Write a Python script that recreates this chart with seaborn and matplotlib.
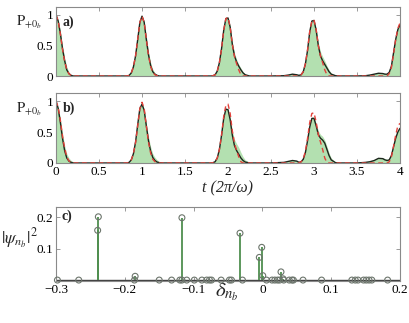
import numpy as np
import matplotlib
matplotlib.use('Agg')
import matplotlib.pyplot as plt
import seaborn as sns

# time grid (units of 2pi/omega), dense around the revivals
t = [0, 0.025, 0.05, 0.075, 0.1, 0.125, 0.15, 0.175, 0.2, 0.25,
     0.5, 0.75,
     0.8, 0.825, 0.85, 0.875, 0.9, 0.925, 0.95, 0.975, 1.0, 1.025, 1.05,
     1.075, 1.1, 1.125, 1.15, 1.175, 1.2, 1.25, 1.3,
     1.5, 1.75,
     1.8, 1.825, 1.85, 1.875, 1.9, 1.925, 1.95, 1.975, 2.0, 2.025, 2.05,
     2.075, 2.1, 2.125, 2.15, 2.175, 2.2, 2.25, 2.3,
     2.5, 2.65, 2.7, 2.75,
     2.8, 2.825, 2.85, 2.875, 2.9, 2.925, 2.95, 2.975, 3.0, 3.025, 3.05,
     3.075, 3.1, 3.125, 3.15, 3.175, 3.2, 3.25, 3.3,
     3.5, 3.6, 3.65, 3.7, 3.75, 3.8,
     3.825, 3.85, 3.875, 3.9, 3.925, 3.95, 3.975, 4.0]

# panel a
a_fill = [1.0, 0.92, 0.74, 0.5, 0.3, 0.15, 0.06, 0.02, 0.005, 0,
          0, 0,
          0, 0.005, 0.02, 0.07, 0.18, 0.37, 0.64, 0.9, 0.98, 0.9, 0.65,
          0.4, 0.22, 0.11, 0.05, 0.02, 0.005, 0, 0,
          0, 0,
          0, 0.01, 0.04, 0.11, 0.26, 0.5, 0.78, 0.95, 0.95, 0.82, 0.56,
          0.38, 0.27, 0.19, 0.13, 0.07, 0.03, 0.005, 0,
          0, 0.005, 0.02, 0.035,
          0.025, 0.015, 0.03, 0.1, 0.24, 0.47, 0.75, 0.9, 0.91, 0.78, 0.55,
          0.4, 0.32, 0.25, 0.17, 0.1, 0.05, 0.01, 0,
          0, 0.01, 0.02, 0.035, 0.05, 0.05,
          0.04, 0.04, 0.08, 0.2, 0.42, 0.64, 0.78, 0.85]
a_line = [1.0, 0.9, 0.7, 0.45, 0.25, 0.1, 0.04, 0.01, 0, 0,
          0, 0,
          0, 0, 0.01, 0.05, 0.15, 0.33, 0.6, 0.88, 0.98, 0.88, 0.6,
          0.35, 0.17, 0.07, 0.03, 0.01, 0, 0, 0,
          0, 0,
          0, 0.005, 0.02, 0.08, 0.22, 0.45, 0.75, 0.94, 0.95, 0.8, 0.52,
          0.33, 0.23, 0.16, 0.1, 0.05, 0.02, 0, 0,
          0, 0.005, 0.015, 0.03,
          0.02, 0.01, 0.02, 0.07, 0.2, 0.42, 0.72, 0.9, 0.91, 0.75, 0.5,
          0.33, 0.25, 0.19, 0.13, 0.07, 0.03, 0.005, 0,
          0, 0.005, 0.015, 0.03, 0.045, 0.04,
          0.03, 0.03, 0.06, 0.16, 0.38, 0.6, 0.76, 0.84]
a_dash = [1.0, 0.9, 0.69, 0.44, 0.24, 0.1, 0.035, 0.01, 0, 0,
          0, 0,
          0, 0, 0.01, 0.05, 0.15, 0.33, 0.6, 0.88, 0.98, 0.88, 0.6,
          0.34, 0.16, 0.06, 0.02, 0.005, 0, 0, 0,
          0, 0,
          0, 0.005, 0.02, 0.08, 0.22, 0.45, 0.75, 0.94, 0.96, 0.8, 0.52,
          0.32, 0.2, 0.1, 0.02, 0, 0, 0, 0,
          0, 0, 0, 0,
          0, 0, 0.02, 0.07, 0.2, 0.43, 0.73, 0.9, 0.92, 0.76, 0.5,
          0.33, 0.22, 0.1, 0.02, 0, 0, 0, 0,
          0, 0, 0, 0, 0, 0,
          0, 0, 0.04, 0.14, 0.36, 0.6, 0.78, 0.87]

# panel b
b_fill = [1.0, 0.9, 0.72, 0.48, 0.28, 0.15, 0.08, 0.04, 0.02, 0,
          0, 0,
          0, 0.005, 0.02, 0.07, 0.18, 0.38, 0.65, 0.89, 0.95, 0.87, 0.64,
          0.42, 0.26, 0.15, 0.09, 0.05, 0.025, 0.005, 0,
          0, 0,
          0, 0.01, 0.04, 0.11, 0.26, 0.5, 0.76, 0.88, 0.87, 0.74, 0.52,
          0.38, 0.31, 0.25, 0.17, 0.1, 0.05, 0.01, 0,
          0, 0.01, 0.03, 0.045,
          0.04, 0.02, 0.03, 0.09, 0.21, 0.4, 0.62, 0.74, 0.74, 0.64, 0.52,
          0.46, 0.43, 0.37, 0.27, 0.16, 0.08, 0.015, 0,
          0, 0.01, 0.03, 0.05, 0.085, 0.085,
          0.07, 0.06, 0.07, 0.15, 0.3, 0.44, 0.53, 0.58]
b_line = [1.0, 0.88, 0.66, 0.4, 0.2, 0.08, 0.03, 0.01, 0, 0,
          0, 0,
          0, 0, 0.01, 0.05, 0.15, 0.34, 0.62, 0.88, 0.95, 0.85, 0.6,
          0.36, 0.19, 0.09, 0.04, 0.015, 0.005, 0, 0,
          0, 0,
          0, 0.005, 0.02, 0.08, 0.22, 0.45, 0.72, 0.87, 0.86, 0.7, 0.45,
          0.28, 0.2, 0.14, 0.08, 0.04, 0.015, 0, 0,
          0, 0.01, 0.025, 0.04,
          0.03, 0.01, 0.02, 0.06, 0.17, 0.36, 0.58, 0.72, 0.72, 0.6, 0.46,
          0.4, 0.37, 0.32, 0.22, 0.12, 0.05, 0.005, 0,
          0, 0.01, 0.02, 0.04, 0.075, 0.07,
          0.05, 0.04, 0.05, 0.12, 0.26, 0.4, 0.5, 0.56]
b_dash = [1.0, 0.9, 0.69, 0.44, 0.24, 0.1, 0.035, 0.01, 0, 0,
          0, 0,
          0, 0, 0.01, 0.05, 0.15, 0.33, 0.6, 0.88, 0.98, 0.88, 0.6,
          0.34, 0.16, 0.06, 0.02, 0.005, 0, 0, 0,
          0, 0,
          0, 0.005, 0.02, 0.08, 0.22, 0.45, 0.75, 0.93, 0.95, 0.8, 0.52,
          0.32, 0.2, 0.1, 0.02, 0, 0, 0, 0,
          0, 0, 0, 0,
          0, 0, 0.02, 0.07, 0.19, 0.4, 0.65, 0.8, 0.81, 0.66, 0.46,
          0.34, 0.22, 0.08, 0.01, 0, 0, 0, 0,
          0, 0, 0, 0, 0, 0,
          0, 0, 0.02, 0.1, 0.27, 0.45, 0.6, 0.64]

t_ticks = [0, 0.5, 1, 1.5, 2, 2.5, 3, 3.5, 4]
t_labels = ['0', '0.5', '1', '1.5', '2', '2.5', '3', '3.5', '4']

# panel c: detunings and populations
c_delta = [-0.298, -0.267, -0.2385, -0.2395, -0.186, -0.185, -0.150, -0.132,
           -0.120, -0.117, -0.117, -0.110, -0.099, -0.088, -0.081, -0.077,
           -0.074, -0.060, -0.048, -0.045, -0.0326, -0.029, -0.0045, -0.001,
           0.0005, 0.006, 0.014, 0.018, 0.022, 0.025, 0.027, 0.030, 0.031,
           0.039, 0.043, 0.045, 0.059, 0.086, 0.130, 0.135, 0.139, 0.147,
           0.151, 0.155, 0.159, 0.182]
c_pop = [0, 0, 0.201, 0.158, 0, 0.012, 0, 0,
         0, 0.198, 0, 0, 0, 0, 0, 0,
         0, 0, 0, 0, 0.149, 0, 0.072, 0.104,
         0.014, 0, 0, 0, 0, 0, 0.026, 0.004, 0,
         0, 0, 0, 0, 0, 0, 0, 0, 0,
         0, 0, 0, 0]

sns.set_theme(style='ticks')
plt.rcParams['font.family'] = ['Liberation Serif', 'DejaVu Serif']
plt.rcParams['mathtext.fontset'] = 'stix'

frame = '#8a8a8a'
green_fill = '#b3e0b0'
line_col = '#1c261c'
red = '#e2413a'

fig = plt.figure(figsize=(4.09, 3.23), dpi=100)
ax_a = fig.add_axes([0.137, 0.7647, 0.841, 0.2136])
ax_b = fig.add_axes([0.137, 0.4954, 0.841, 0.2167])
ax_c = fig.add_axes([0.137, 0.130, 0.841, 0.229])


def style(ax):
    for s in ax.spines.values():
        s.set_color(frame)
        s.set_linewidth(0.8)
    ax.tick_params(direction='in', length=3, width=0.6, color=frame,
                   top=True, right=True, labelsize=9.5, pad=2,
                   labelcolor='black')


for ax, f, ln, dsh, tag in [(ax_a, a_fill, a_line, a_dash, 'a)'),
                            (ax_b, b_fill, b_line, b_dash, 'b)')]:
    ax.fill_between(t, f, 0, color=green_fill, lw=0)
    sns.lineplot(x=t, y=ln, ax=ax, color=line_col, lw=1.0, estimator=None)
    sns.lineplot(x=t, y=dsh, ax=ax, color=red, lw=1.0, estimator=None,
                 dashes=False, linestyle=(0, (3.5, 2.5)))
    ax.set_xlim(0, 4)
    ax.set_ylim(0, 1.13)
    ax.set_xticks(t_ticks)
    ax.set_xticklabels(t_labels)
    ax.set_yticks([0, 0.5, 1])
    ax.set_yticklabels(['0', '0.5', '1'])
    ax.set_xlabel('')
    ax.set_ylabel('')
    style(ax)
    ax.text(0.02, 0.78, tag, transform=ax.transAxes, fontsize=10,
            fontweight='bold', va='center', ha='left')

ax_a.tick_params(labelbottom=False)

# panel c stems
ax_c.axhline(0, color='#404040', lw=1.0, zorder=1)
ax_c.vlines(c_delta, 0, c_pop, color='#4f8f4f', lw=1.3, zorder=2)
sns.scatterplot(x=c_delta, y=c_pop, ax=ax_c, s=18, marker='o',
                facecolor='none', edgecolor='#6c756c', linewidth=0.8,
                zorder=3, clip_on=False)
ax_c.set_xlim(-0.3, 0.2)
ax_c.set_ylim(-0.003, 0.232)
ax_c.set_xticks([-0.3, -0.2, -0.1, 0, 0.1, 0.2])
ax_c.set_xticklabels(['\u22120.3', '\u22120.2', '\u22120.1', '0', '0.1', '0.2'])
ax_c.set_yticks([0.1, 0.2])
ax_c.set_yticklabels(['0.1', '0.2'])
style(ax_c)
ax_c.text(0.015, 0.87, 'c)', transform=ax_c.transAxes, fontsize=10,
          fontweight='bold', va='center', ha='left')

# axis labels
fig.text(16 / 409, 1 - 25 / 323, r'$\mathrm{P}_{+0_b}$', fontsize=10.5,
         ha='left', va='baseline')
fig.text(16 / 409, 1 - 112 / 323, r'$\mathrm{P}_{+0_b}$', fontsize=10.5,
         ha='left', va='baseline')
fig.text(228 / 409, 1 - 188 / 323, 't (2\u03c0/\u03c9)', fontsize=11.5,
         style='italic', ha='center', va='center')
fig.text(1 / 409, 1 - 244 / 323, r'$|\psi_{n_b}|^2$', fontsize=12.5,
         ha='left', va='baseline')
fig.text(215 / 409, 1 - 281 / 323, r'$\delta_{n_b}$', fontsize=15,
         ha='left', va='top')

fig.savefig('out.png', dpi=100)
....
## Required work:
Repeat the lines of the listing above verbatim, beginning at its first line and ending at the line containing "3.825, 3.85, 3.875, 3.9, 3.925, 3.95, 3.975, 4.0]", which is included. Omit pictures.

## Response to the task:
Write a Python script that recreates this chart with seaborn and matplotlib.
import numpy as np
import matplotlib
matplotlib.use('Agg')
import matplotlib.pyplot as plt
import seaborn as sns

# time grid (units of 2pi/omega), dense around the revivals
t = [0, 0.025, 0.05, 0.075, 0.1, 0.125, 0.15, 0.175, 0.2, 0.25,
     0.5, 0.75,
     0.8, 0.825, 0.85, 0.875, 0.9, 0.925, 0.95, 0.975, 1.0, 1.025, 1.05,
     1.075, 1.1, 1.125, 1.15, 1.175, 1.2, 1.25, 1.3,
     1.5, 1.75,
     1.8, 1.825, 1.85, 1.875, 1.9, 1.925, 1.95, 1.975, 2.0, 2.025, 2.05,
     2.075, 2.1, 2.125, 2.15, 2.175, 2.2, 2.25, 2.3,
     2.5, 2.65, 2.7, 2.75,
     2.8, 2.825, 2.85, 2.875, 2.9, 2.925, 2.95, 2.975, 3.0, 3.025, 3.05,
     3.075, 3.1, 3.125, 3.15, 3.175, 3.2, 3.25, 3.3,
     3.5, 3.6, 3.65, 3.7, 3.75, 3.8,
     3.825, 3.85, 3.875, 3.9, 3.925, 3.95, 3.975, 4.0]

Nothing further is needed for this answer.